Заехал. У него сидел бывший его помполит на «Свердлове» Николай Дмитриевич Тимофеев. Сейчас он работает в ИМЭЛ по Марксу. Бойцы вспоминали минувшие дни за блинами (Масленица!) и водкой. Белоусов, между прочим, рассказал, что сейчас в Ленинграде находится при смерти Воронин. Последнее время он командовал «Леваневским». Корабль находился вблизи Ханки. 9 или 13 февраля старик заболел (у него давняя беда с почками, перед плаванием он 8 месяцев лежал в больнице). Командование округа и Балтфлота начало бомбардировать ГУСМП телеграммами. Самолеты послать было нельзя: туман сплошной. Финский залив был забит непосильным для «Леваневского» льдом.

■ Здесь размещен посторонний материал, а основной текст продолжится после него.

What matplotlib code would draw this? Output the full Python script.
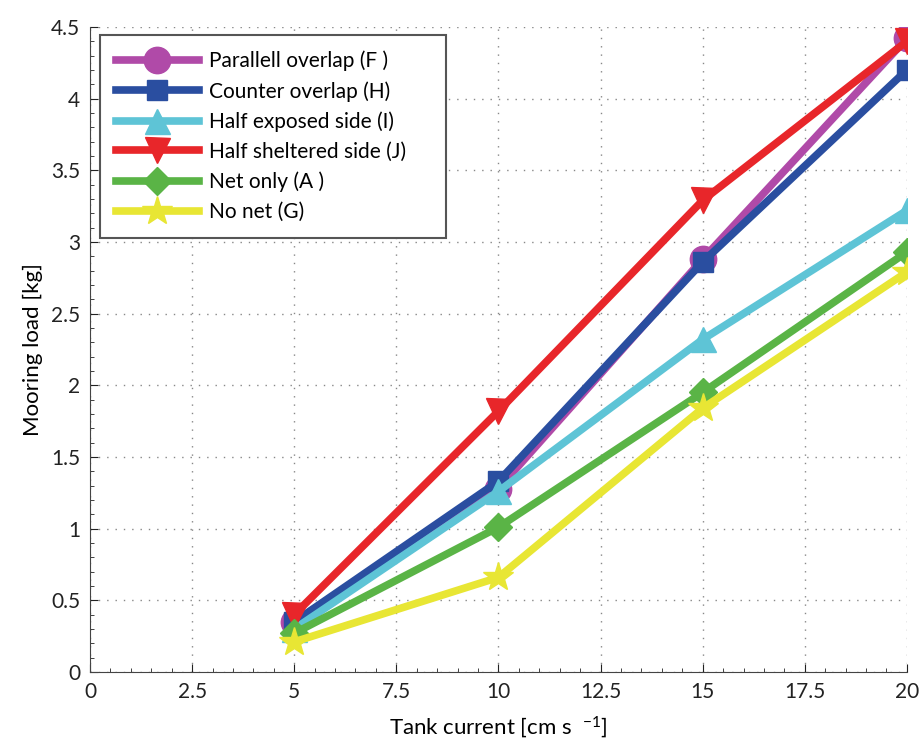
import matplotlib.pyplot as plt
from matplotlib.ticker import MultipleLocator

plt.rcParams['font.family'] = ['Lato', 'DejaVu Sans']
plt.rcParams['mathtext.default'] = 'regular'

# Data
current = [5, 10, 15, 20]
parallel_F = [0.35, 1.28, 2.88, 4.42]
counter_H = [0.35, 1.33, 2.86, 4.20]
half_exposed_I = [0.30, 1.26, 2.32, 3.22]
half_sheltered_J = [0.40, 1.82, 3.29, 4.40]
net_only_A = [0.27, 1.01, 1.95, 2.93]
no_net_G = [0.21, 0.66, 1.84, 2.79]

xticks = [0, 2.5, 5, 7.5, 10, 12.5, 15, 17.5, 20]
xtick_labels = ["0", "2.5", "5", "7.5", "10", "12.5", "15", "17.5", "20"]

series = [
    (parallel_F, "Parallell overlap (F )", "#b04aa8", "o", 19),
    (counter_H, "Counter overlap (H)", "#2a4ea0", "s", 15),
    (half_exposed_I, "Half exposed side (I)", "#5ec4d6", "^", 18),
    (half_sheltered_J, "Half sheltered side (J)", "#e8262a", "v", 18),
    (net_only_A, "Net only (A )", "#5ab446", "D", 14),
    (no_net_G, "No net (G)", "#e8e634", "*", 22),
]

fig = plt.figure(figsize=(9.21, 7.44), dpi=100)
ax = fig.add_axes([0.0977, 0.0968, 0.887, 0.867])

for vals, label, color, marker, ms in series:
    ax.plot(current, vals, color=color, lw=5.5, marker=marker, markersize=ms,
            markeredgecolor=color, label=label)

ax.set_xlim(0, 20)
ax.set_ylim(0, 4.5)
ax.set_xticks(xticks)
ax.set_xticklabels(xtick_labels)
ax.xaxis.set_minor_locator(MultipleLocator(0.5))
ax.yaxis.set_major_locator(MultipleLocator(0.5))
ax.yaxis.set_minor_locator(MultipleLocator(0.1))
ax.yaxis.set_major_formatter(plt.FuncFormatter(lambda v, p: f"{v:g}"))
ax.tick_params(which='both', direction='in', labelsize=15, colors='#222222', pad=7)
ax.tick_params(which='major', length=6)
ax.tick_params(which='minor', length=3)
ax.grid(True, which='major', linestyle=(0, (1, 5)), color='#888888', lw=1)

ax.spines['top'].set_visible(False)
ax.spines['right'].set_visible(False)
ax.spines['left'].set_color('#444444')
ax.spines['bottom'].set_color('#444444')

ax.set_xlabel("Tank current [cm s  $^{-1}$]", fontsize=16, labelpad=9)
ax.set_ylabel("Mooring load [kg]", fontsize=16, labelpad=6)

leg = ax.legend(loc='upper left', fontsize=15, handlelength=4.0, handletextpad=0.5,
                borderpad=0.75, labelspacing=0.47, fancybox=False, framealpha=1,
                edgecolor='#555555', bbox_to_anchor=(0.0122, 0.685, 0.4235, 0.3026),
                mode='expand', borderaxespad=0)
leg.get_frame().set_linewidth(1.5)

fig.savefig("out.png", dpi=100)
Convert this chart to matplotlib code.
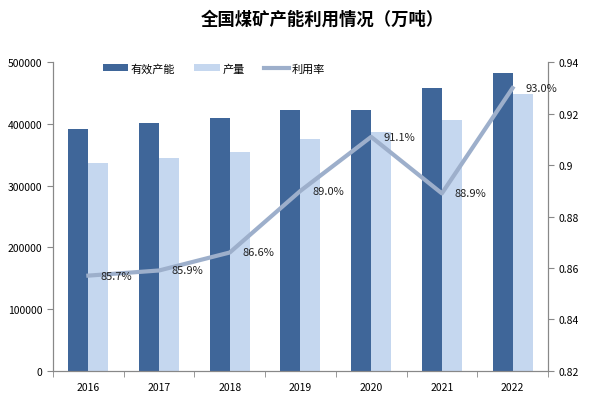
import matplotlib.pyplot as plt
import numpy as np
from matplotlib.ticker import FuncFormatter

plt.rcParams['font.family'] = ['Noto Sans CJK SC', 'DejaVu Sans']

years = ['2016', '2017', '2018', '2019', '2020', '2021', '2022']
capacity = [392000, 402000, 410000, 422000, 422000, 459000, 483000]
output = [337000, 345000, 355000, 376000, 387000, 407000, 449000]
rate = [0.857, 0.859, 0.866, 0.890, 0.911, 0.889, 0.930]
rate_labels = ['85.7%', '85.9%', '86.6%', '89.0%', '91.1%', '88.9%', '93.0%']

dark = '#3F6699'
light = '#C5D7EF'
line_c = '#9DAFCB'
axis_c = '#888888'

fig = plt.figure(figsize=(5.97, 4.02), dpi=100)
ax = fig.add_axes([0.0888, 0.0754, 0.829, 0.767])
ax2 = ax.twinx()

x = np.arange(len(years))
w = 0.283
b1 = ax.bar(x - w / 2, capacity, w, color=dark, label='有效产能', zorder=2)
b2 = ax.bar(x + w / 2, output, w, color=light, label='产量', zorder=2)
ln, = ax2.plot(x, rate, color=line_c, lw=3, label='利用率', zorder=3)

for xi, r, t in zip(x, rate, rate_labels):
    ax2.annotate(t, (xi, r), xytext=(9, 0), textcoords='offset points',
                 ha='left', va='center', fontsize=8, color='#222222')

ax.set_xlim(-0.5, len(years) - 0.5)
ax.set_ylim(0, 500000)
ax.set_yticks(np.arange(0, 500001, 100000))
ax2.set_ylim(0.82, 0.94)
ax2.set_yticks(np.arange(0.82, 0.9401, 0.02))
ax2.yaxis.set_major_formatter(FuncFormatter(lambda v, p: f'{round(v, 2):g}'))

ax.set_xticks(x)
ax.set_xticklabels(years)
ax.set_xticks(np.arange(-0.5, len(years)), minor=True)
ax.tick_params(axis='x', which='major', length=0, pad=8, labelsize=7.5)
ax.tick_params(axis='x', which='minor', length=4, color=axis_c)
ax.tick_params(axis='y', length=4, color=axis_c, labelsize=7.5)
ax2.tick_params(axis='y', length=4, color=axis_c, labelsize=7.5)

for a in (ax, ax2):
    a.spines['top'].set_visible(False)
    for s in ('left', 'right', 'bottom'):
        a.spines[s].set_color(axis_c)

fig.text(0.54, 0.95, '全国煤矿产能利用情况（万吨）', ha='center', va='center',
         fontsize=12.5, fontweight='bold')

ax.legend([b1, b2, ln], ['有效产能', '产量', '利用率'], loc='upper left',
          bbox_to_anchor=(0.08, 1.03), ncol=3, frameon=False, fontsize=8,
          handlelength=2.3, handleheight=0.6, columnspacing=1.7, handletextpad=0.25)

fig.savefig('out.png', dpi=100)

Папанин позвонил наркому флота Дукельскому и попросил послать за Ворониным «Ермака».
— Не могу. «Ермак» занят проводкой немецких судов.

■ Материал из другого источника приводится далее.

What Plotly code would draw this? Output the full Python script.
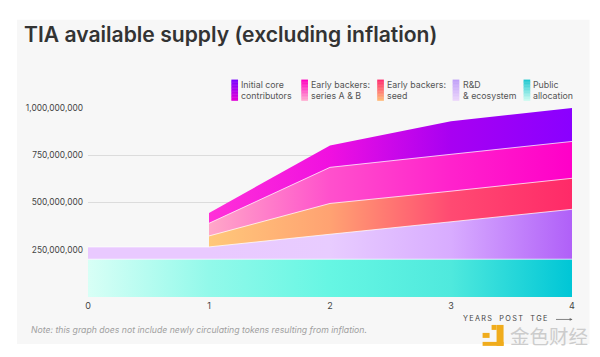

Тогда Папанин позвонил Микояну.
— Немедленно бросить суда и идти за Ворониным, — приказал Микоян.
Тем временем, Вл. Ивановича свезли на берег. Покуда «Ермак» пробивался во льдах, Папанин договорился с наркоминделом (Лозовским). Тот с финляндским правительством — и Воронина специальным поездом 22 февраля привезли в Ленинград.

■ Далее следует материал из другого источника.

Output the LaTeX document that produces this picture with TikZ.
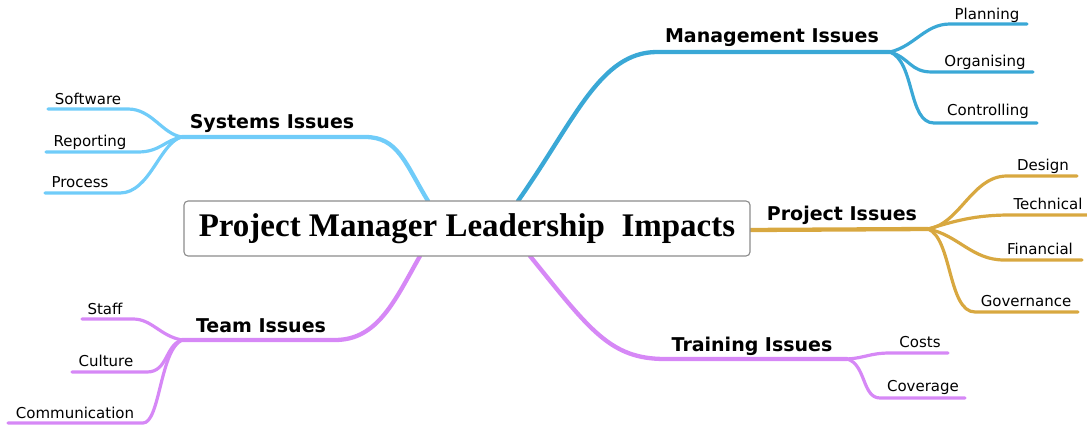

Он все время без сознания. На консилиум послали из Москвы несколько профессоров. Операцию все же пока решили не делать. Все тревожно ждут.
— Жизнь человека! — философски рассуждает Белоусов — Забавная это штука. Вот, например, на севере: чем бы важным, сверхважным не был занят ледокол или самолет — случись что-нибудь с кем-нибудь, самым паршивцем, и мы все бросаем и мчимся туда.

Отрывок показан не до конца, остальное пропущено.